__TASK DETAILS__
Repeat each line of the material below exactly as it appears, minus any pictures.

__DATA EXTRACT__

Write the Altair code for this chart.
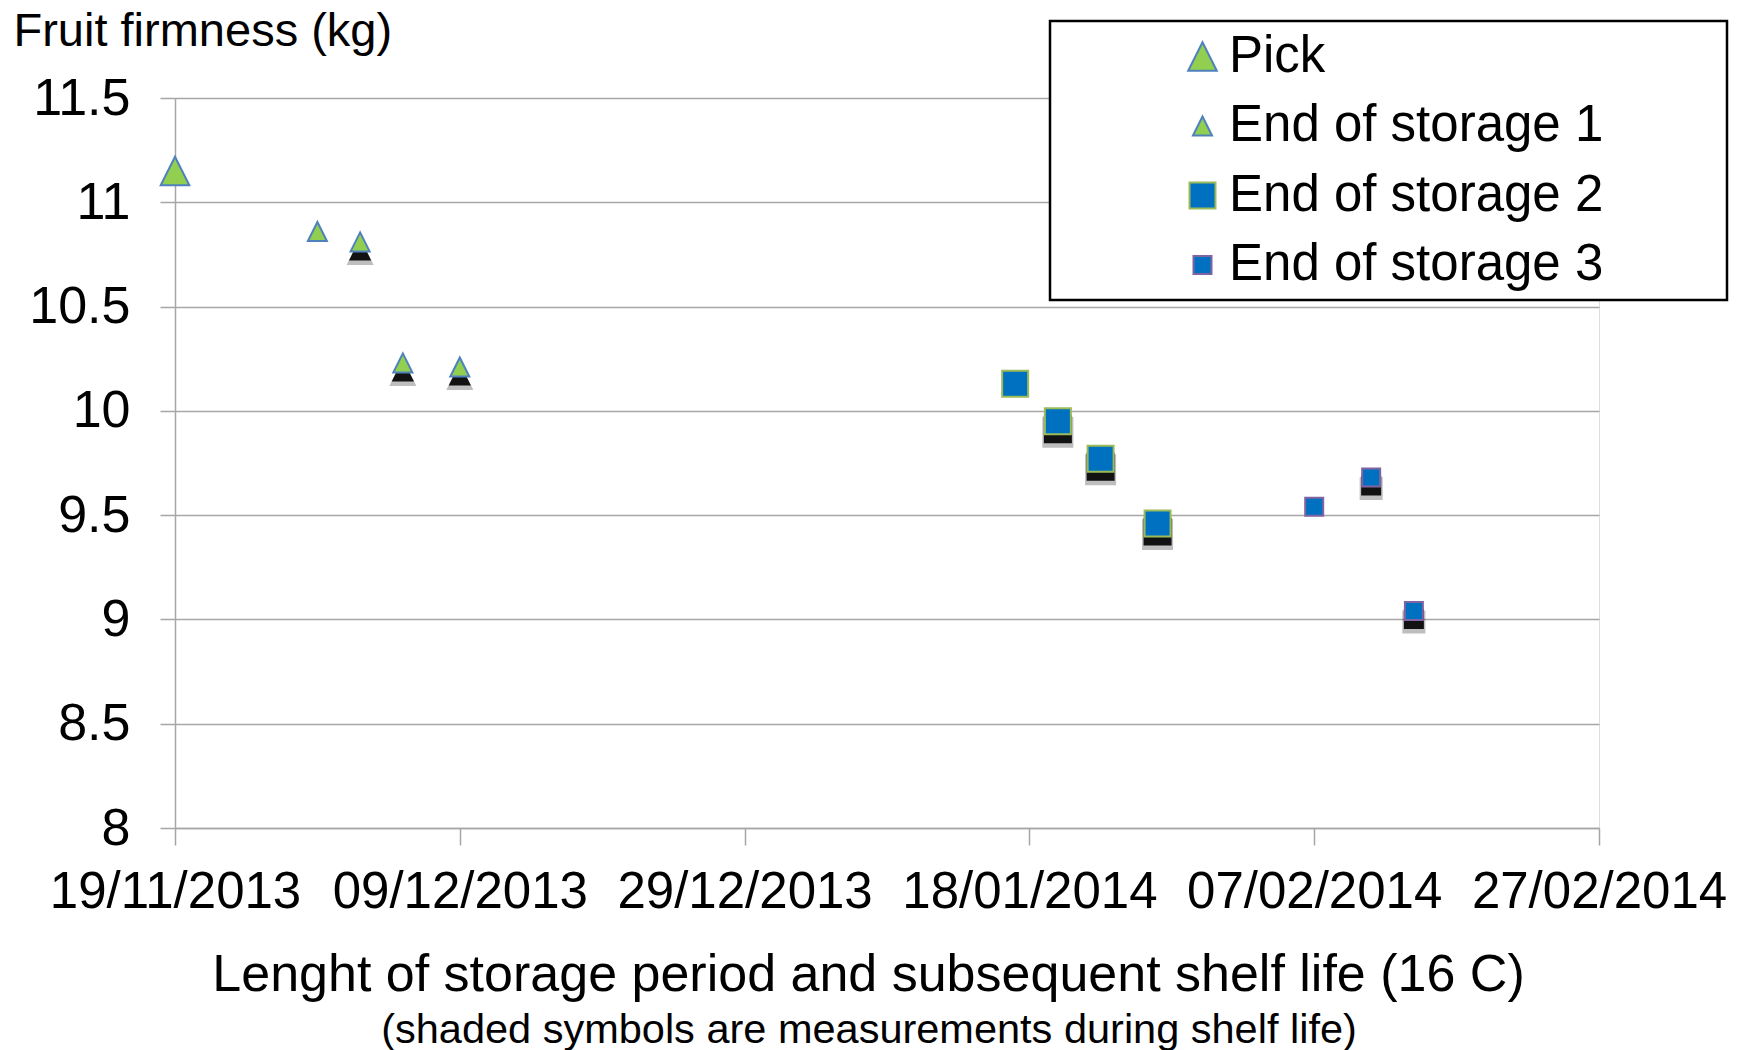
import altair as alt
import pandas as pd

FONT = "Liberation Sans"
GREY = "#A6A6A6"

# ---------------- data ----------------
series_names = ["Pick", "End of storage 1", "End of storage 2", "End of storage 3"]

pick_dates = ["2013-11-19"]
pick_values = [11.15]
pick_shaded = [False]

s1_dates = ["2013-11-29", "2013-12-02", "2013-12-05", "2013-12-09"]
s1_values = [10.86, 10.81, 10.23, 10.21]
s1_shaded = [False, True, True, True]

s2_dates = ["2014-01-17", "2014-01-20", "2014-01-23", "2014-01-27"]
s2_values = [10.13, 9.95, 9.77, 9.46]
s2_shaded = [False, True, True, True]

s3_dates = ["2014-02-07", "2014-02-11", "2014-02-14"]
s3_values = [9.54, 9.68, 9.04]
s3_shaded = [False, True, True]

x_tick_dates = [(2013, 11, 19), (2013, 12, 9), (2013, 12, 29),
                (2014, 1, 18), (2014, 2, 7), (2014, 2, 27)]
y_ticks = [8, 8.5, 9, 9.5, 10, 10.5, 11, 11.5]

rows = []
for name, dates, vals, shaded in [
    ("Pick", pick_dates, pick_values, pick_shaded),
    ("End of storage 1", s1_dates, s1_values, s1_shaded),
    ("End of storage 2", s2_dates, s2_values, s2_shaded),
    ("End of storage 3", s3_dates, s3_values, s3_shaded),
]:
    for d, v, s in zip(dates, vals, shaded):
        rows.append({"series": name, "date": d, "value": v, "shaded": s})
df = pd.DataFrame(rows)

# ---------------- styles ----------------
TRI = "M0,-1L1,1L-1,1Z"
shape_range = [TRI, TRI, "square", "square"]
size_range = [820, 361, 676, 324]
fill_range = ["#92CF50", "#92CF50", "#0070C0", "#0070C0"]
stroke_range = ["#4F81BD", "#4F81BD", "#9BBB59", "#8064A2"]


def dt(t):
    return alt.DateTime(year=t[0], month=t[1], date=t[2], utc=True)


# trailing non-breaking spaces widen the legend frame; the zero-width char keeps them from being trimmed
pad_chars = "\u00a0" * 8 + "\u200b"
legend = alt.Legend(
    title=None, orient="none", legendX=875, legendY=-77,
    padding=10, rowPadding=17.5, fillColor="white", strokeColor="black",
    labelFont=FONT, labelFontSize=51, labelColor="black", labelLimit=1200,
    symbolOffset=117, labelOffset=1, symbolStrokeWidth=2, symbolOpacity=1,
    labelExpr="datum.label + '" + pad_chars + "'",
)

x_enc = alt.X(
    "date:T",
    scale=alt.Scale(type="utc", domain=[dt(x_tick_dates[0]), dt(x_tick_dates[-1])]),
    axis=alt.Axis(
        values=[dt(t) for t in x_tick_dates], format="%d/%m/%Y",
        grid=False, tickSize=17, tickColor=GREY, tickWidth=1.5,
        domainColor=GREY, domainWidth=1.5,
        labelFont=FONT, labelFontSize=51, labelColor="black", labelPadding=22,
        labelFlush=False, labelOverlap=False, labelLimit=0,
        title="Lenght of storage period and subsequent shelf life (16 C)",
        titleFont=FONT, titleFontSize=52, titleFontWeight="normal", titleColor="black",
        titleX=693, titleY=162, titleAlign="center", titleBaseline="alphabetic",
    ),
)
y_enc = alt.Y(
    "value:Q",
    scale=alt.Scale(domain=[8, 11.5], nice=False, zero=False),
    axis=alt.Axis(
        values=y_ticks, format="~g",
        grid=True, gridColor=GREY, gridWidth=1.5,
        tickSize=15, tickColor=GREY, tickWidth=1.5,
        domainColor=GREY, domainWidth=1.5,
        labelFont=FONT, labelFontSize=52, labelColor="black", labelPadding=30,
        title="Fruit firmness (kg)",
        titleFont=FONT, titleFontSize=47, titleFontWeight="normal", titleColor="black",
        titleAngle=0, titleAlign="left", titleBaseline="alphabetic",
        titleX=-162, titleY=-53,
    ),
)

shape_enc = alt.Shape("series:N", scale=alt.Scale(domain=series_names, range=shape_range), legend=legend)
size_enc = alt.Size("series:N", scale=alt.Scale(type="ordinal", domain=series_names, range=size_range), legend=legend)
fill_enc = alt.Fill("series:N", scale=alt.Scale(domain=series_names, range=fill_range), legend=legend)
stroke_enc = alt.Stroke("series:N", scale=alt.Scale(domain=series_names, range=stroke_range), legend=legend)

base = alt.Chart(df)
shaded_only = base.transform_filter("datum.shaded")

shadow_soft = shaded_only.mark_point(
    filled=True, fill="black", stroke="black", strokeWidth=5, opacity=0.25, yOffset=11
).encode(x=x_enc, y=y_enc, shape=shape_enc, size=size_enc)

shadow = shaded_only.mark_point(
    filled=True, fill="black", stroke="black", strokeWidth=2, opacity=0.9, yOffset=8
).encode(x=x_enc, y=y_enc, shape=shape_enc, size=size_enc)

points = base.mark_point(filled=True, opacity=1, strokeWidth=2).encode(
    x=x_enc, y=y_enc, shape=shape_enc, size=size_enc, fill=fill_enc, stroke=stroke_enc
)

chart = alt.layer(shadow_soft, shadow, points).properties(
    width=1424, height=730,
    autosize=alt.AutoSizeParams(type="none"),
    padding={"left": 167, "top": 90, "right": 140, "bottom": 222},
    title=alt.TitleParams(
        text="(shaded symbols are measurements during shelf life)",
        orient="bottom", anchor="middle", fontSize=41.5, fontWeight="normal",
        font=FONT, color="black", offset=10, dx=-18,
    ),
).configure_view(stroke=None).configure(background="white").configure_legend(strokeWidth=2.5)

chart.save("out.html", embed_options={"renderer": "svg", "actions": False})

__ANSWER__
Write the Altair code for this chart.
import altair as alt
import pandas as pd

FONT = "Liberation Sans"
GREY = "#A6A6A6"

# ---------------- data ----------------
series_names = ["Pick", "End of storage 1", "End of storage 2", "End of storage 3"]

pick_dates = ["2013-11-19"]
pick_values = [11.15]
pick_shaded = [False]

s1_dates = ["2013-11-29", "2013-12-02", "2013-12-05", "2013-12-09"]
s1_values = [10.86, 10.81, 10.23, 10.21]
s1_shaded = [False, True, True, True]

s2_dates = ["2014-01-17", "2014-01-20", "2014-01-23", "2014-01-27"]
s2_values = [10.13, 9.95, 9.77, 9.46]
s2_shaded = [False, True, True, True]

s3_dates = ["2014-02-07", "2014-02-11", "2014-02-14"]
s3_values = [9.54, 9.68, 9.04]
s3_shaded = [False, True, True]

x_tick_dates = [(2013, 11, 19), (2013, 12, 9), (2013, 12, 29),
                (2014, 1, 18), (2014, 2, 7), (2014, 2, 27)]
y_ticks = [8, 8.5, 9, 9.5, 10, 10.5, 11, 11.5]

rows = []
for name, dates, vals, shaded in [
    ("Pick", pick_dates, pick_values, pick_shaded),
    ("End of storage 1", s1_dates, s1_values, s1_shaded),
    ("End of storage 2", s2_dates, s2_values, s2_shaded),
    ("End of storage 3", s3_dates, s3_values, s3_shaded),
]:
    for d, v, s in zip(dates, vals, shaded):
        rows.append({"series": name, "date": d, "value": v, "shaded": s})
df = pd.DataFrame(rows)

# ---------------- styles ----------------
TRI = "M0,-1L1,1L-1,1Z"
shape_range = [TRI, TRI, "square", "square"]
size_range = [820, 361, 676, 324]
fill_range = ["#92CF50", "#92CF50", "#0070C0", "#0070C0"]
stroke_range = ["#4F81BD", "#4F81BD", "#9BBB59", "#8064A2"]


def dt(t):
    return alt.DateTime(year=t[0], month=t[1], date=t[2], utc=True)


# trailing non-breaking spaces widen the legend frame; the zero-width char keeps them from being trimmed
pad_chars = "\u00a0" * 8 + "\u200b"
legend = alt.Legend(
    title=None, orient="none", legendX=875, legendY=-77,
    padding=10, rowPadding=17.5, fillColor="white", strokeColor="black",
    labelFont=FONT, labelFontSize=51, labelColor="black", labelLimit=1200,
    symbolOffset=117, labelOffset=1, symbolStrokeWidth=2, symbolOpacity=1,
    labelExpr="datum.label + '" + pad_chars + "'",
)

x_enc = alt.X(
    "date:T",
    scale=alt.Scale(type="utc", domain=[dt(x_tick_dates[0]), dt(x_tick_dates[-1])]),
    axis=alt.Axis(
        values=[dt(t) for t in x_tick_dates], format="%d/%m/%Y",
        grid=False, tickSize=17, tickColor=GREY, tickWidth=1.5,
        domainColor=GREY, domainWidth=1.5,
        labelFont=FONT, labelFontSize=51, labelColor="black", labelPadding=22,
        labelFlush=False, labelOverlap=False, labelLimit=0,
        title="Lenght of storage period and subsequent shelf life (16 C)",
        titleFont=FONT, titleFontSize=52, titleFontWeight="normal", titleColor="black",
        titleX=693, titleY=162, titleAlign="center", titleBaseline="alphabetic",
    ),
)
y_enc = alt.Y(
    "value:Q",
    scale=alt.Scale(domain=[8, 11.5], nice=False, zero=False),
    axis=alt.Axis(
        values=y_ticks, format="~g",
        grid=True, gridColor=GREY, gridWidth=1.5,
        tickSize=15, tickColor=GREY, tickWidth=1.5,
        domainColor=GREY, domainWidth=1.5,
        labelFont=FONT, labelFontSize=52, labelColor="black", labelPadding=30,
        title="Fruit firmness (kg)",
        titleFont=FONT, titleFontSize=47, titleFontWeight="normal", titleColor="black",
        titleAngle=0, titleAlign="left", titleBaseline="alphabetic",
        titleX=-162, titleY=-53,
    ),
)

shape_enc = alt.Shape("series:N", scale=alt.Scale(domain=series_names, range=shape_range), legend=legend)
size_enc = alt.Size("series:N", scale=alt.Scale(type="ordinal", domain=series_names, range=size_range), legend=legend)
fill_enc = alt.Fill("series:N", scale=alt.Scale(domain=series_names, range=fill_range), legend=legend)
stroke_enc = alt.Stroke("series:N", scale=alt.Scale(domain=series_names, range=stroke_range), legend=legend)

base = alt.Chart(df)
shaded_only = base.transform_filter("datum.shaded")

shadow_soft = shaded_only.mark_point(
    filled=True, fill="black", stroke="black", strokeWidth=5, opacity=0.25, yOffset=11
).encode(x=x_enc, y=y_enc, shape=shape_enc, size=size_enc)

shadow = shaded_only.mark_point(
    filled=True, fill="black", stroke="black", strokeWidth=2, opacity=0.9, yOffset=8
).encode(x=x_enc, y=y_enc, shape=shape_enc, size=size_enc)

points = base.mark_point(filled=True, opacity=1, strokeWidth=2).encode(
    x=x_enc, y=y_enc, shape=shape_enc, size=size_enc, fill=fill_enc, stroke=stroke_enc
)

chart = alt.layer(shadow_soft, shadow, points).properties(
    width=1424, height=730,
    autosize=alt.AutoSizeParams(type="none"),
    padding={"left": 167, "top": 90, "right": 140, "bottom": 222},
    title=alt.TitleParams(
        text="(shaded symbols are measurements during shelf life)",
        orient="bottom", anchor="middle", fontSize=41.5, fontWeight="normal",
        font=FONT, color="black", offset=10, dx=-18,
    ),
).configure_view(stroke=None).configure(background="white").configure_legend(strokeWidth=2.5)

chart.save("out.html", embed_options={"renderer": "svg", "actions": False})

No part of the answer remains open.